Gov. Josh Shapiro’s 2026-27 budget would spend about $53.2 billion.

The proposed 2026-27 budget, like his initial proposal for the 2025-26 budget, relies on pulling deeply from reserve funding, set aside in past years by lawmakers to ensure the state was ready for future crises and on revenue from activities for which the legislature is still considerable distance from agreeing on regulatory frameworks — recreational marijuana and skills games.

The 2025-26 budget, of course, was ultimately more than four months late to passage. State lawmakers already are echoing many of the concerns the expressed one year ago about the Shapiro administrations approach to proposing an annual budget.

Many of the concerns with the state government taking on new, costly responsibilities paid for with draining money saved for crises are, if anything, more valid today after Pennsylvania did exactly that last year.

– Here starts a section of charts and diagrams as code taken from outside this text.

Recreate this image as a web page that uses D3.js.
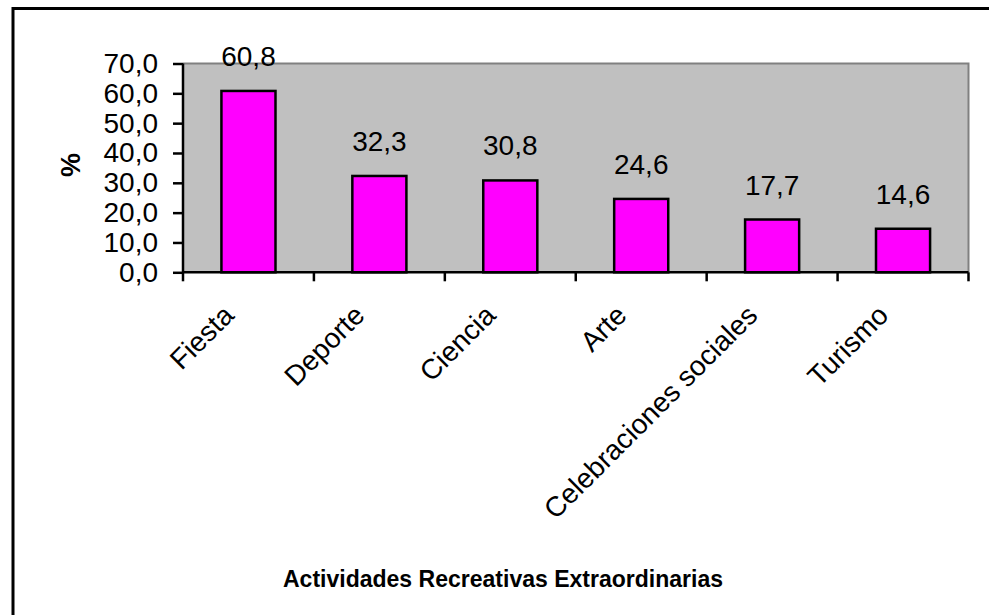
<!DOCTYPE html>
<html>
<head>
<meta charset="utf-8">
<script src="https://cdn.jsdelivr.net/npm/d3@7"></script>
<style>
  html, body { margin: 0; padding: 0; background: #ffffff; }
  svg { display: block; }
  text { font-family: "Liberation Sans", Arial, sans-serif; fill: #000; }
</style>
</head>
<body>
<svg id="chart" width="989" height="615"></svg>
<script>
const categories = ["Fiesta", "Deporte", "Ciencia", "Arte", "Celebraciones sociales", "Turismo"];
const values = [60.8, 32.3, 30.8, 24.6, 17.7, 14.6];
const yTicks = [0, 10, 20, 30, 40, 50, 60, 70];
const yTitle = "%";
const xTitle = "Actividades Recreativas Extraordinarias";

const svg = d3.select("#chart");
const W = 989, H = 615;
const plot = { left: 183, right: 968.5, top: 63.5, bottom: 272.3 };

const fmt = v => d3.format(".1f")(v).replace(".", ",");

// outer border
svg.append("rect")
  .attr("x", 13).attr("y", 8.5)
  .attr("width", W + 20).attr("height", H + 20)
  .attr("fill", "none").attr("stroke", "#000").attr("stroke-width", 3);

const x = d3.scaleBand()
  .domain(categories)
  .range([plot.left, plot.right])
  .paddingInner(0.587)
  .paddingOuter(0.2935);

const y = d3.scaleLinear().domain([0, 70]).range([plot.bottom, plot.top]);

// plot background
svg.append("rect")
  .attr("x", plot.left).attr("y", plot.top)
  .attr("width", plot.right - plot.left).attr("height", plot.bottom - plot.top)
  .attr("fill", "#c0c0c0");
svg.append("path")
  .attr("d", `M${plot.left},${plot.top}H${plot.right}V${plot.bottom}`)
  .attr("fill", "none").attr("stroke", "#808080").attr("stroke-width", 2);

// bars
svg.append("g").selectAll("rect")
  .data(values)
  .join("rect")
  .attr("x", (d, i) => x(categories[i]))
  .attr("y", d => y(d))
  .attr("width", x.bandwidth())
  .attr("height", d => y(0) - y(d))
  .attr("fill", "#ff00ff")
  .attr("stroke", "#000")
  .attr("stroke-width", 2.5);

// value labels
svg.append("g").selectAll("text")
  .data(values)
  .join("text")
  .attr("x", (d, i) => x(categories[i]) + x.bandwidth() / 2)
  .attr("y", d => y(d) - 25)
  .attr("text-anchor", "middle")
  .attr("font-size", 28)
  .text(d => fmt(d));

// y axis
const yAxis = d3.axisLeft(y).tickValues(yTicks).tickFormat(fmt).tickSize(10).tickPadding(15);
const gy = svg.append("g").attr("transform", `translate(${plot.left},0)`).call(yAxis);
gy.select(".domain").attr("stroke", "#000").attr("stroke-width", 2.5).attr("d", `M0,${plot.top}V${plot.bottom}`);
gy.selectAll(".tick line").attr("stroke", "#000").attr("stroke-width", 2.5);
gy.selectAll(".tick text")
  .attr("font-size", 28)
  .attr("font-family", "Liberation Sans, Arial, sans-serif")
  .attr("fill", "#000");

// x axis line with ticks at band edges
const edges = d3.range(categories.length + 1).map(i => plot.left + i * x.step());
const gx = svg.append("g");
gx.append("line")
  .attr("x1", plot.left).attr("x2", plot.right)
  .attr("y1", plot.bottom).attr("y2", plot.bottom)
  .attr("stroke", "#000").attr("stroke-width", 2.5);
gx.selectAll("line.tk")
  .data(edges)
  .join("line")
  .attr("class", "tk")
  .attr("x1", d => d).attr("x2", d => d)
  .attr("y1", plot.bottom).attr("y2", plot.bottom + 9)
  .attr("stroke", "#000").attr("stroke-width", 2.5);

// category labels rotated
gx.selectAll("text")
  .data(categories)
  .join("text")
  .attr("transform", d => `translate(${x(d) + x.bandwidth() / 2 - 13},317) rotate(-45)`)
  .attr("text-anchor", "end")
  .attr("font-size", 28)
  .text(d => d);

// axis titles
svg.append("text")
  .attr("transform", "translate(80,165) rotate(-90)")
  .attr("text-anchor", "middle")
  .attr("font-size", 27)
  .attr("font-weight", "bold")
  .text(yTitle);

svg.append("text")
  .attr("x", 503).attr("y", 587)
  .attr("text-anchor", "middle")
  .attr("font-size", 24)
  .attr("font-weight", "bold")
  .attr("textLength", 440)
  .attr("lengthAdjust", "spacingAndGlyphs")
  .text(xTitle);
</script>
</body>
</html>
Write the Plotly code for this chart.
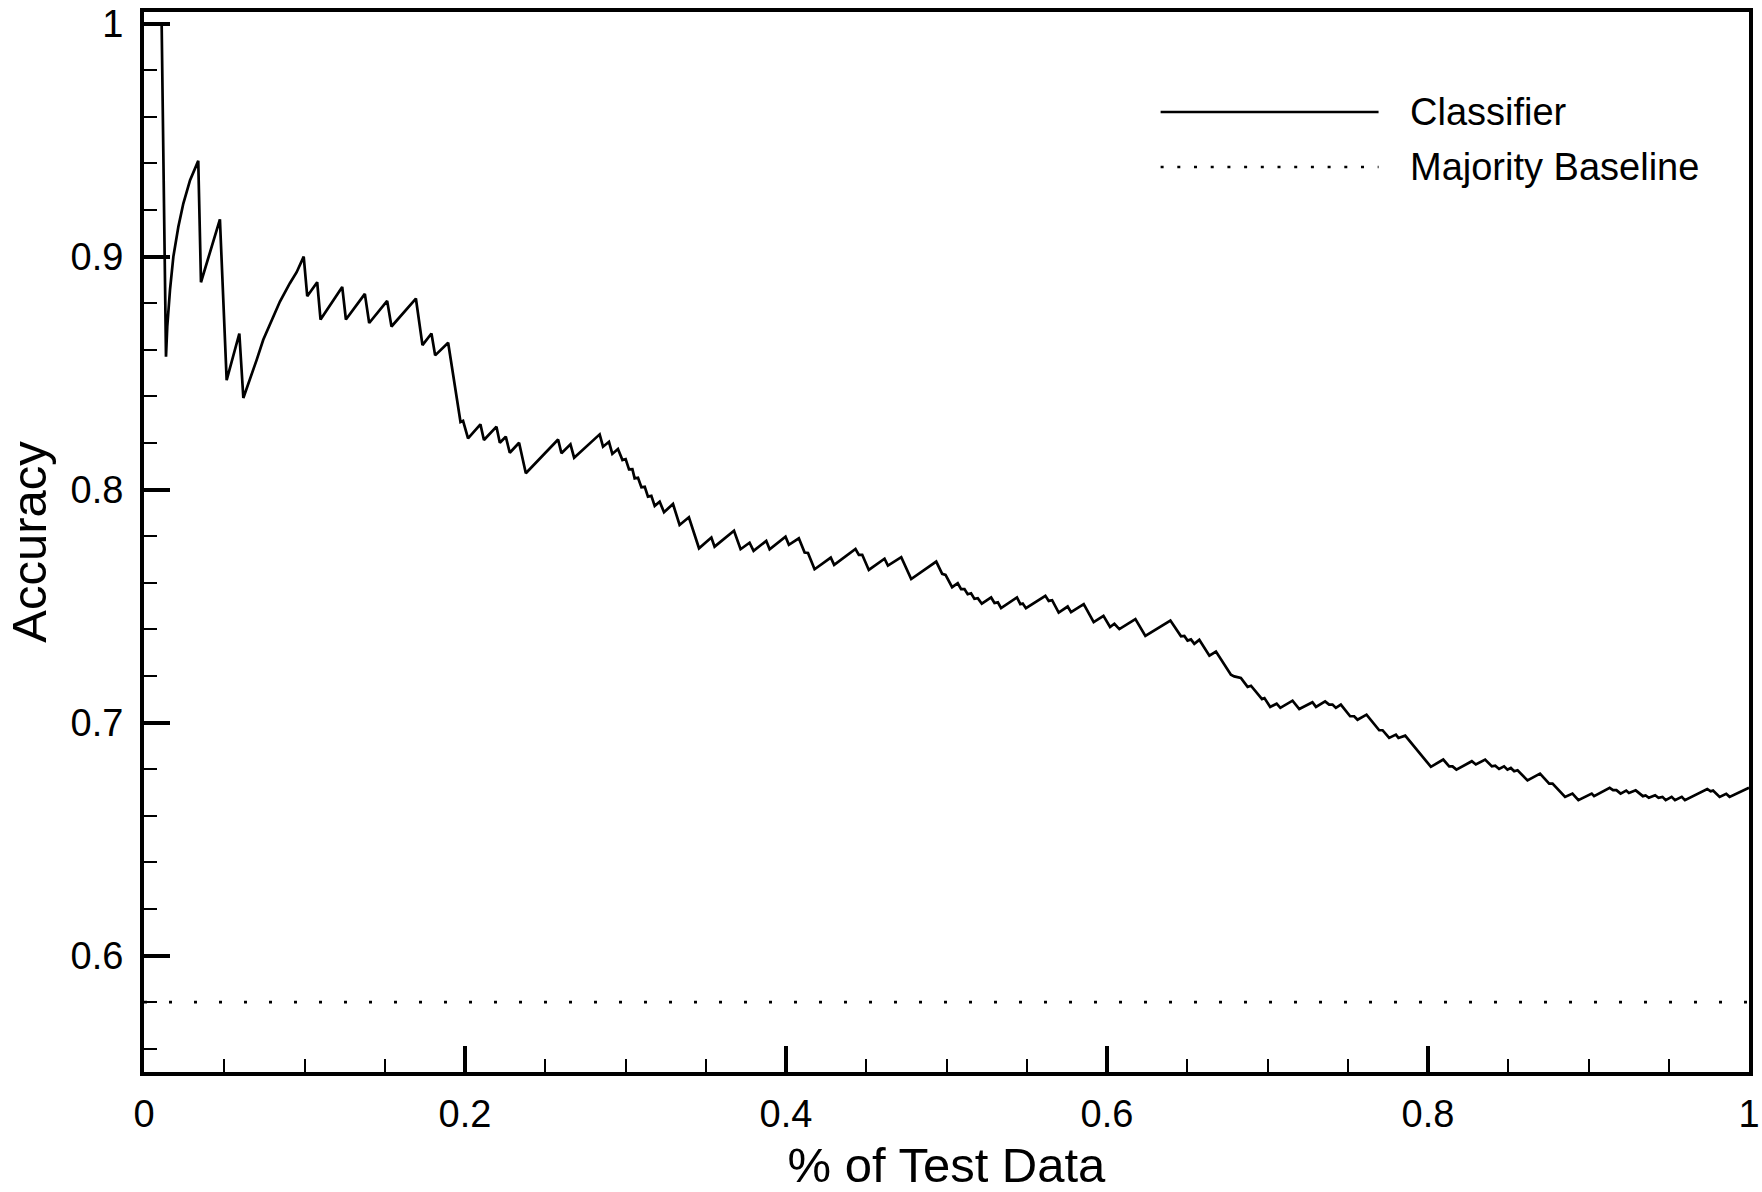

Setting Pennsylvania further down that course will lead to a time when the state runs out of savings — and has to either greatly increase an already-considerable tax burden or drastically cut programs in communities — or, more likely, both.

As we noted a year ago — and before — the state also has to contend with court rulings that funding public schools by district has led to unconstitutional imbalances. Any success in resolving the future of education funding and, in a similar vein, property tax relief will almost certainly compete for state tax dollars as well.

We appreciate that many lawmakers recognize the drawbacks and disadvantages of any tendency to overspend tax dollars. We particularly appreciate the success they had in reducing the current budget from the same assumptions and irresponsibilities the governor proposed a year ago.

We only hope that the process toward reaching that conclusion with this budget isn’t more months of a missed deadline — and wish the traditional February proposal offered numbers closer to the realities that working Pennsylvanian families face and the financial challenges ahead for their state.